Optimizing a web scraper built with Puppeteer

const fetchAnimeData = async (req, res) => {
  try {
    const browser = await puppeteer.launch({ headless: true });
    const page = await browser.newPage();
    const pageNum = req.query.page || 1;
    await page.goto(`https://example-anime-site.com/browse?page=${pageNum}`);

    const seriesData = await page.evaluate(() => {
      const cards = document.querySelectorAll('.anime-card');
      return Array.from(cards).map(card => ({
        title: card.querySelector('.title').textContent,
        episodes: card.querySelector('.episode-count').textContent,
        image: card.querySelector('img').src,
        link: card.querySelector('a').href
      }));
    });

    await browser.close();
    res.json(seriesData);
  } catch (err) {
    res.status(500).json({ error: 'Data scraping failed' });
  }
};

app.get('/anime', fetchAnimeData);

I’m building a fun side project to grab anime info from a website. Cheerio didn’t work out, but Puppeteer did the trick. The thing is, my API takes forever to respond - like 10-15 seconds. That’s way too slow! I’ve tried to make my code better, but it’s still super slow. Any ideas on how to speed things up? I really want to cut that response time down. Help!

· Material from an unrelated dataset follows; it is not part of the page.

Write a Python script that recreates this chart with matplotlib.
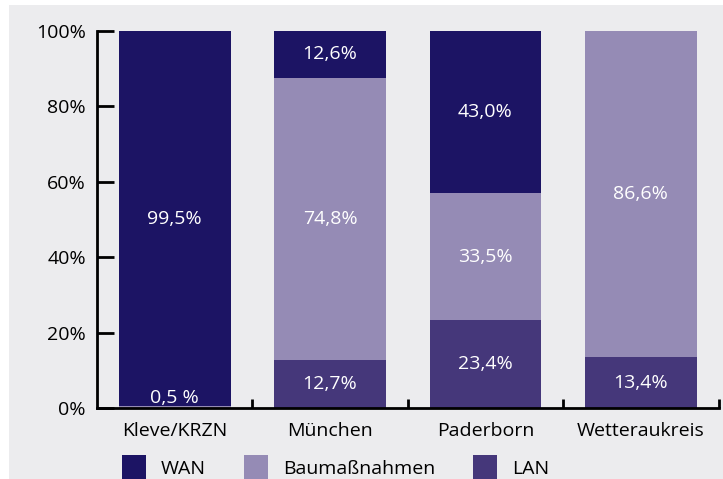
import numpy as np
import matplotlib
matplotlib.use("Agg")
from matplotlib import pyplot as plt
from matplotlib.patches import Rectangle
import matplotlib.ticker as mtick

plt.rcParams['font.family'] = ['Open Sans', 'DejaVu Sans']

categories = ["Kleve/KRZN", "München", "Paderborn", "Wetteraukreis"]
lan = np.array([0.0, 12.7, 23.4, 13.4])
bau = np.array([0.5, 74.8, 33.5, 86.6])
wan = np.array([99.5, 12.6, 43.0, 0.0])

lan_labels = ["", "12,7%", "23,4%", "13,4%"]
bau_labels = ["0,5 %", "74,8%", "33,5%", "86,6%"]
wan_labels = ["99,5%", "12,6%", "43,0%", ""]

c_wan = "#1c1464"
c_bau = "#958bb5"
c_lan = "#45377a"
bg = "#ececee"

fig = plt.figure(figsize=(7.23, 4.79), dpi=100, facecolor="white")
fig.patches.append(Rectangle((9 / 723, 0), 1, 1 - 5 / 479, transform=fig.transFigure,
                             facecolor=bg, edgecolor="none", zorder=-10))
ax = fig.add_axes([97 / 723, 71 / 479, 621.5 / 723, 377 / 479])
ax.set_facecolor("none")

x = np.arange(len(categories))
w = 0.72
ax.bar(x, lan, w, color=c_lan, label="LAN")
ax.bar(x, bau, w, bottom=lan, color=c_bau, label="Baumaßnahmen")
ax.bar(x, wan, w, bottom=lan + bau, color=c_wan, label="WAN")

fs = 14
for i in range(len(x)):
    if lan_labels[i]:
        ax.text(x[i], lan[i] / 2, lan_labels[i], color="white", ha="center", va="center", fontsize=fs)
    if bau_labels[i]:
        ypos = lan[i] + bau[i] / 2
        if bau[i] < 3:
            ypos = 2.6
        ax.text(x[i], ypos, bau_labels[i], color="white", ha="center", va="center", fontsize=fs)
    if wan_labels[i]:
        ax.text(x[i], lan[i] + bau[i] + wan[i] / 2, wan_labels[i], color="white",
                ha="center", va="center", fontsize=fs)

ax.set_xlim(-0.5, 3.5)
ax.set_ylim(0, 100)
ax.set_yticks([0, 20, 40, 60, 80, 100])
ax.yaxis.set_major_formatter(mtick.FuncFormatter(lambda v, p: "%d%%" % v))
ax.set_xticks(x)
ax.set_xticklabels(categories)
ax.set_xticks([0.5, 1.5, 2.5, 3.5], minor=True)

ax.tick_params(axis="y", direction="in", length=12, width=2, pad=8, labelsize=fs, color="black")
ax.tick_params(axis="x", which="major", length=0, pad=10, labelsize=fs)
ax.tick_params(axis="x", which="minor", direction="in", length=6.5, width=2)
ax.yaxis.set_minor_locator(mtick.NullLocator())

for s in ["top", "right"]:
    ax.spines[s].set_visible(False)
for s in ["left", "bottom"]:
    ax.spines[s].set_linewidth(2)
    ax.spines[s].set_capstyle("projecting")

handles, labels = ax.get_legend_handles_labels()
fig.legend(handles[::-1], labels[::-1], ncol=3, frameon=False, fontsize=fs,
           loc="upper left", bbox_to_anchor=(122 / 723, 1 - 455 / 479),
           borderpad=0, borderaxespad=0, handlelength=1.25, handleheight=1.7,
           handletextpad=0.75, columnspacing=1.95)

fig.savefig("out.png", dpi=100, facecolor=fig.get_facecolor())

Having worked on similar projects, I can suggest a few optimizations that might help. First, consider caching the scraped data. If the anime information doesn’t change frequently, you could store it in a database or even in memory, refreshing it periodically rather than scraping on every request.

Another effective approach is to implement pagination on your API. Instead of fetching all data at once, retrieve a smaller subset per request. This can significantly reduce response times.

You might also want to explore using a headless browser like Playwright instead of Puppeteer. In my experience, it often performs faster and has better built-in waiting mechanisms.

Lastly, if possible, look into using the site’s API directly instead of scraping. Many anime sites offer APIs that are much faster and more reliable than web scraping solutions.

yo, have u tried using a headless browser like puppeteer-core? it’s way lighter than full puppeteer. also, u could try caching results for a bit, so u don’t have to scrape every single time. and maybe use somethin like redis to store the data temporarily. those tricks helped me speed up my scraper a ton!

I’ve faced similar challenges with Puppeteer scraping projects. One major optimization that worked wonders for me was implementing a browser pool. Instead of launching a new browser instance for each request, maintain a pool of reusable browsers. This significantly cuts down on startup time.

Another trick is to use page.setRequestInterception(true) to block unnecessary resources like images, fonts, and stylesheets. This can dramatically speed up page loads.

If you’re fetching data from multiple pages, consider running requests in parallel using Promise.all(). This can really boost performance when scraping large datasets.

Lastly, if your target site allows it, try increasing the concurrent scraping limit. Just be mindful of rate limiting to avoid getting blocked.

These tweaks helped me reduce scraping times from minutes to seconds. Hope they help you too!